On Mon, Sep 10, 2018 at 04:45:19PM -0400, Steven Rostedt wrote:
>On Mon, 10 Sep 2018 19:43:11 +0000
>Sasha Levin <Alexander.Levin at microsoft.com> wrote:
>
>> On Fri, Sep 07, 2018 at 08:52:40AM -0700, Linus Torvalds wrote:
>> >So this is what my argument really boils down to: the more critical a
>> >patch is, the more likely it is to be pushed more aggressively, which
>> >in turn makes it statistically much more likely to show up not only
>> >during the latter part of the development cycle, but it will directly
>> >mean that it looks "less tested".
>> >
>> >And AT THE SAME TIME, the more critical a patch is, the more likely it
>> >is to also show up as a problem spot for distros. Because, by
>> >definition, it touched something critical and likely subtle.
>> >
>> >End result: BY DEFINITION you'll see a correlation between "less
>> >testing" and "more problems".
>> >
>> >But THAT is correlation. That's not the fundamental causation.
>> >
>> >Now, I agree that it's correlation that makes sense to treat as
>> >causation. It just is very tempting to say: "less testing obviously
>> >means more problems". And I do think that it's very possibly a real
>> >causal property as well, but my argument has been that it's not at all
>> >obviously so, exactly because I would expect that correlation to exist
>> >even if there was absolutely ZERO causality.
>> >
>> >See what my argument is? You're arguing from correlation. And I think
>> >there is a much more direct causal argument that explains a lot of the
>> >correlation.
>>
>> Both of us agree that patches in later -rc cycles are buggier. We don't
>> agree on why, but I think that it actually doesn't matter much. For the
>> sake of the argument, let's go with what you're saying and assume that
>> they're buggier because they are are more critical, tricky and subtle.
>>
>> So we have this time period of a few weeks where we know that we're
>> going to see tricky patches. What can we do to better deal with it?
>> Saying that we'll just see more bugs and we should just live with it
>> because it's "BY DEFINITION" is not really a good answer IMO.
>>
>> For stable trees, we can address that by waiting even longer before
>> picking up -rc5+ stuff, but that will move us further away from your
>> tree which is an undesirable effect.
>>
>> I don't have anything beyond guesses, but I don't think the
>> solution here is WONTFIX.
>>
>
>I think it may be more of CANTFIX.
>
>The bugs introduced after -rc5 are more subtle and harder to trigger. I
>(and I presume Linus, but he can talk for himself) don't believe that
>keeping it in linux-next any longer will help find them, unless the
>bots get better to do so.
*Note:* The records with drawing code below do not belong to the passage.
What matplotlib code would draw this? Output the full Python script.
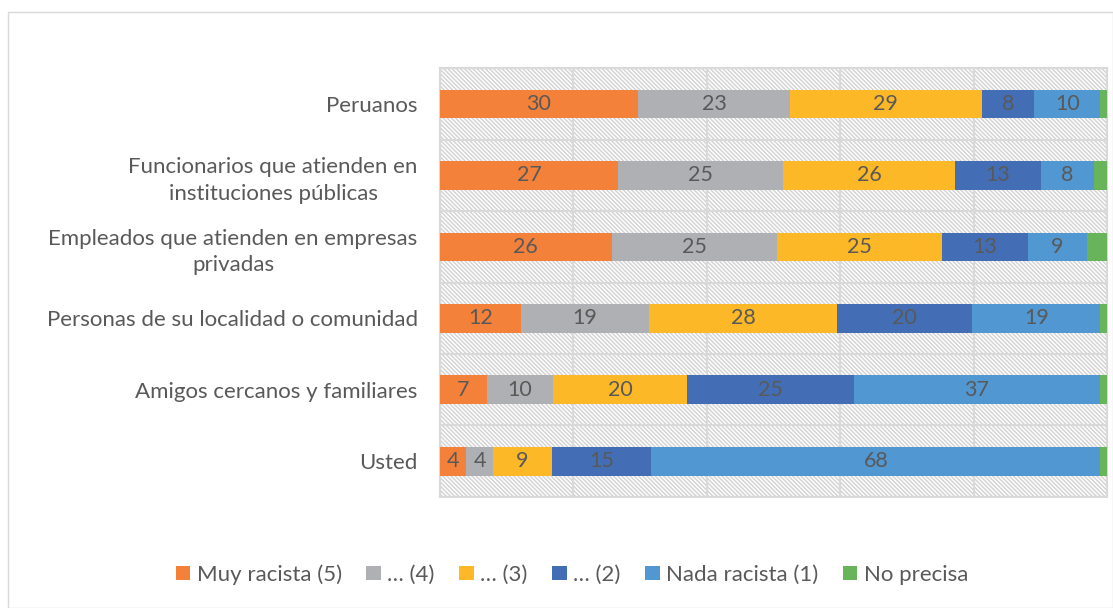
import numpy as np
import matplotlib.pyplot as plt
from matplotlib.patches import Rectangle

plt.rcParams['font.family'] = ['Lato', 'DejaVu Sans']

# datos (porcentajes redondeados, tal como se leen en el grafico)
categorias = ['Peruanos',
              'Funcionarios que atienden en\ninstituciones públicas',
              'Empleados que atienden en empresas\nprivadas',
              'Personas de su localidad o comunidad',
              'Amigos cercanos y familiares',
              'Usted']
series = ['Muy racista (5)', '… (4)', '… (3)', '… (2)', 'Nada racista (1)', 'No precisa']
muy_racista = [30, 27, 26, 12, 7, 4]
nivel_4 = [23, 25, 25, 19, 10, 4]
nivel_3 = [29, 26, 25, 28, 20, 9]
nivel_2 = [8, 13, 13, 20, 25, 15]
nada_racista = [10, 8, 9, 19, 37, 68]
no_precisa = [1, 2, 3, 1, 1, 1]

colores = ['#F4813A', '#AFB0B3', '#FDB827', '#436EB6', '#5197D1', '#67B45A']
gris_txt = '#595959'
gris_grid = '#D9D9D9'

valores = np.array([muy_racista, nivel_4, nivel_3, nivel_2, nada_racista, no_precisa], dtype=float)
# 100% apilado, como en Excel
norm = valores / valores.sum(axis=0) * 100

fig = plt.figure(figsize=(11.13, 6.08), dpi=100)
fig.patches.append(Rectangle((0.007, 0.0), 0.993, 0.98, transform=fig.transFigure,
                             fill=False, edgecolor=gris_grid, lw=1))
ax = fig.add_axes([0.3953, 0.1826, 0.5993, 0.7054])

n = len(categorias)
y = np.arange(n)[::-1]

# fondo rayado
plt.rcParams['hatch.color'] = '#D4D4D4'
plt.rcParams['hatch.linewidth'] = 1.1
ax.add_patch(Rectangle((0, 0), 1, 1, transform=ax.transAxes, facecolor='white',
                       hatch='\\\\\\\\\\\\\\\\', edgecolor='#D4D4D4', lw=0, zorder=0))

izq = np.zeros(n)
for i, nombre in enumerate(series):
    ax.barh(y, norm[i], left=izq, height=0.4, color=colores[i], label=nombre, zorder=3)
    if i < 5:
        for j in range(n):
            ax.text(izq[j] + norm[i][j] / 2, y[j], '%d' % valores[i][j], ha='center', va='center',
                    fontsize=15.5, color=gris_txt, zorder=4)
    izq += norm[i]

ax.set_xlim(0, 100)
ax.set_ylim(-0.5, n - 0.5)
for xv in range(0, 101, 20):
    ax.axvline(xv, color=gris_grid, lw=1.5, zorder=1)
for yv in np.arange(-0.5, n, 1.0):
    ax.axhline(yv, color=gris_grid, lw=1.5, zorder=1)

ax.set_xticks([])
ax.set_yticks(y)
ax.set_yticklabels(categorias, fontsize=16, color=gris_txt)
for lab in ax.get_yticklabels():
    lab.set_multialignment('center')
    lab.set_linespacing(1.4)
ax.tick_params(axis='y', length=0, pad=16)
for s in ax.spines.values():
    s.set_color(gris_grid)
    s.set_linewidth(1.5)

ax.legend(loc='center', bbox_to_anchor=(0.514, 0.055), bbox_transform=fig.transFigure,
          ncol=6, frameon=False, fontsize=16, labelcolor=gris_txt, handlelength=0.65,
          handleheight=0.65, handletextpad=0.3, columnspacing=1.1)

fig.savefig('out.png', dpi=100)
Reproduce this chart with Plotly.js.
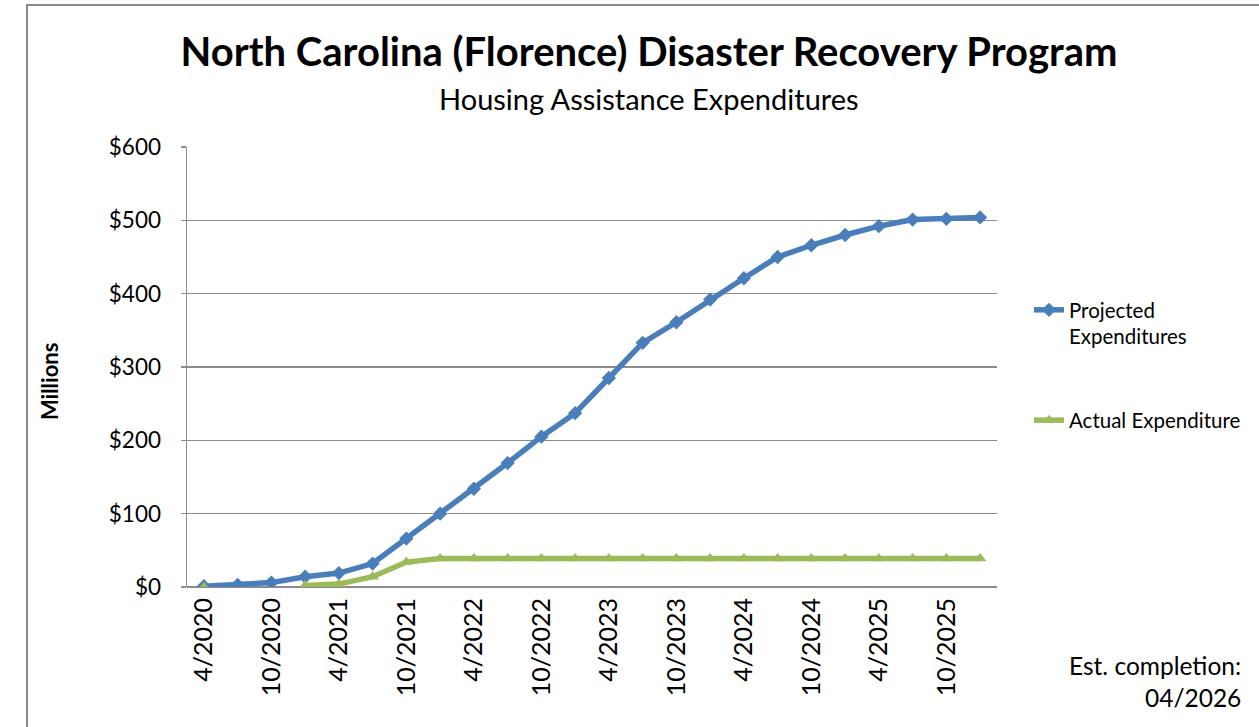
<!DOCTYPE html>
<html>
<head>
<meta charset="utf-8">
<script src="https://cdn.plot.ly/plotly-3.0.1.min.js"></script>
<style>html,body{margin:0;padding:0;background:#fff;}#chart{width:1259px;height:727px;}</style>
</head>
<body>
<div id="chart"></div>
<script>
const quarters = ['4/2020','7/2020','10/2020','1/2021','4/2021','7/2021','10/2021','1/2022','4/2022','7/2022','10/2022','1/2023','4/2023','7/2023','10/2023','1/2024','4/2024','7/2024','10/2024','1/2025','4/2025','7/2025','10/2025','1/2026'];
const tickLabels = ['4/2020','10/2020','4/2021','10/2021','4/2022','10/2022','4/2023','10/2023','4/2024','10/2024','4/2025','10/2025'];
const projected = [1,3,6,14,19,32,66,100,134,169,205,237,285,333,361,392,421,450,466,480,492,501,502,504];
const actual = [0,null,null,2,4,14,34,39,39,39,39,39,39,39,39,39,39,39,39,39,39,39,39,39];
const yTickVals = [0,100,200,300,400,500,600];
const yTickText = ['$0','$100','$200','$300','$400','$500','$600'];

const FONT = 'Lato, "Open Sans", sans-serif';

const traces = [
  {
    x: quarters, y: projected, type: 'scatter', mode: 'lines+markers',
    name: 'Projected<br>Expenditures', legendgroup: 'a',
    line: {color: '#4a7ebb', width: 5.5},
    marker: {symbol: 'diamond', size: 11, color: '#4a7ebb'}
  },
  {
    x: quarters, y: actual, type: 'scatter', mode: 'lines+markers',
    name: 'Actual Expenditure', legendgroup: 'b',
    line: {color: '#9bbb59', width: 5.5},
    marker: {symbol: 'triangle-up', size: 11, color: '#9bbb59'}
  }
];

const layout = {
  width: 1259, height: 727,
  margin: {l: 187, r: 262, t: 147, b: 140},
  paper_bgcolor: '#fff', plot_bgcolor: '#fff',
  font: {family: FONT, color: '#000'},
  title: {
    text: '<b>North Carolina (Florence) Disaster Recovery Program</b>',
    font: {family: FONT, size: 40, color: '#000'},
    xref: 'container', x: 0.5155, xanchor: 'center',
    yref: 'container', y: 0.928, yanchor: 'middle'
  },
  showlegend: true,
  legend: {
    x: 1.0395, xanchor: 'left', y: 0.675, yanchor: 'top',
    font: {family: FONT, size: 20.5, color: '#000'},
    tracegroupgap: 54, valign: 'top', bgcolor: 'rgba(0,0,0,0)'
  },
  xaxis: {
    type: 'category', range: [-0.5, 23.5],
    tickmode: 'array', tickvals: tickLabels, ticktext: tickLabels,
    tickangle: -90, tickfont: {family: FONT, size: 25, color: '#000'},
    showgrid: false, zeroline: false,
    showline: false, ticks: '', ticklabelstandoff: 5, fixedrange: true
  },
  yaxis: {
    range: [0, 600], tickmode: 'array', tickvals: yTickVals, ticktext: yTickText,
    tickfont: {family: FONT, size: 22.5, color: '#000'},
    showgrid: true, gridcolor: '#8c8c8c', gridwidth: 1.5,
    zeroline: true, zerolinecolor: '#8c8c8c', zerolinewidth: 1.5,
    showline: true, linecolor: '#8c8c8c', linewidth: 1.5,
    ticks: 'outside', ticklen: 5, tickcolor: '#8c8c8c', tickwidth: 1.5,
    ticklabelstandoff: 15, fixedrange: true
  },
  annotations: [
    {
      text: 'Housing Assistance Expenditures', showarrow: false,
      xref: 'paper', yref: 'paper', x: 0.570, y: 1.111, xanchor: 'center', yanchor: 'middle',
      font: {family: FONT, size: 29, color: '#000'}
    },
    {
      text: '<b>Millions</b>', showarrow: false, textangle: -90,
      xref: 'paper', yref: 'paper', x: -0.169, y: 0.466, xanchor: 'center', yanchor: 'middle',
      font: {family: FONT, size: 22, color: '#000'}
    },
    {
      text: 'Est. completion:', showarrow: false, align: 'right',
      xref: 'paper', yref: 'paper', x: 1.3037, y: -0.1773, xanchor: 'right', yanchor: 'middle',
      font: {family: FONT, size: 24.5, color: '#000'}
    },
    {
      text: '04/2026', showarrow: false, align: 'right',
      xref: 'paper', yref: 'paper', x: 1.3037, y: -0.25, xanchor: 'right', yanchor: 'middle',
      font: {family: FONT, size: 24.5, color: '#000'}
    }
  ],
  shapes: [
    {
      type: 'rect', xref: 'paper', yref: 'paper',
      x0: -0.1975, x1: 1.34, y0: -0.36, y1: 1.3227,
      line: {color: '#888', width: 2}, fillcolor: 'rgba(0,0,0,0)', layer: 'below'
    }
  ]
};

Plotly.newPlot('chart', traces, layout, {displayModeBar: false, staticPlot: true});
</script>
</body>
</html>
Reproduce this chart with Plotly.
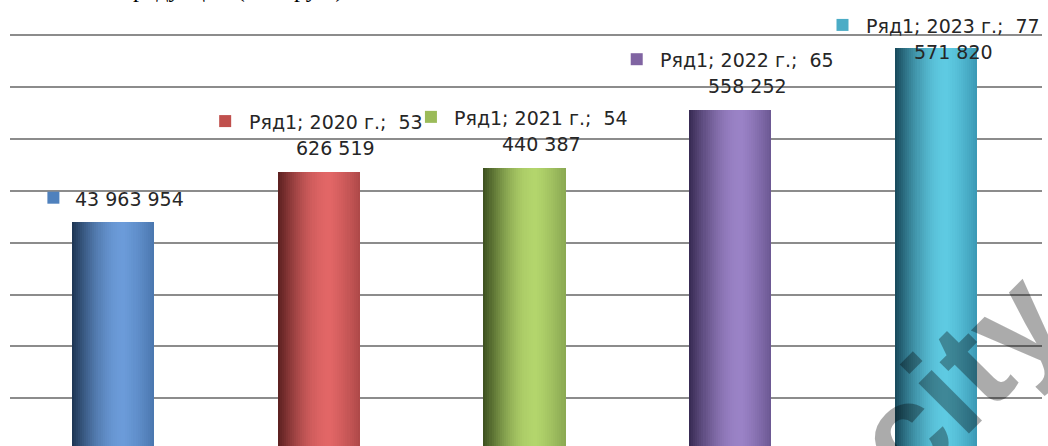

The problem is that these bugs are not going
>to be triggered until they get into the mainline kernel and perhaps not
>even until they get into the distros. We want to find them before that,
>but it's not until they are used in production environments that they
>will get found.

If you're fixing something in -rc8, which is, according to Linus, only
for *critical* fixes that are usually complex, you better have tested
that code before pushing in.

Is it on obscure hardware no one has access too? I can't imagine what
makes that bug critical then.

Otherwise, yes, it should be a requirement that a patch was reasonably
tested before being merged, this is more true for those late -rc
critical fixes.

>The best we can do is make the automated testing of linux-next better
>such that there's less -rc5 patches that need to go in in the first
>place.

Being in -next is not only about running it through automatic bots.
Being on 0day means, in practice, "amount of days humans had to
review/test that code".

I didn't want to count days-in-next just to credit automatic testing,
but also as an indicator of how many eyeballs a commit attracted before
being merged.

>I do think that anything that goes into -rc5 or later should be tested
>by the developer and the 0day bot, to make sure they don't introduce
>some silly bug. But linux-next was mainly to deal with bugs caused by
>integration of various sub systems. But -rc5 fixes only care about
>integrating with mainline. And as Linus pointed out, when it gets into
>mainline, it will then be pulled into linux-next where it gets
>integrated with new code coming into the next merge window.

It would be nice if every bug coming in that late would have a
Tested-by: tag. Isn't it a requirement that patches should be tested
anyways?

Require that every patch was sent to lkml? Is it a big ask?

If the patches are so complex and subtle, require at least one
reviewed-by/acked-by?

--
Thanks,
Sasha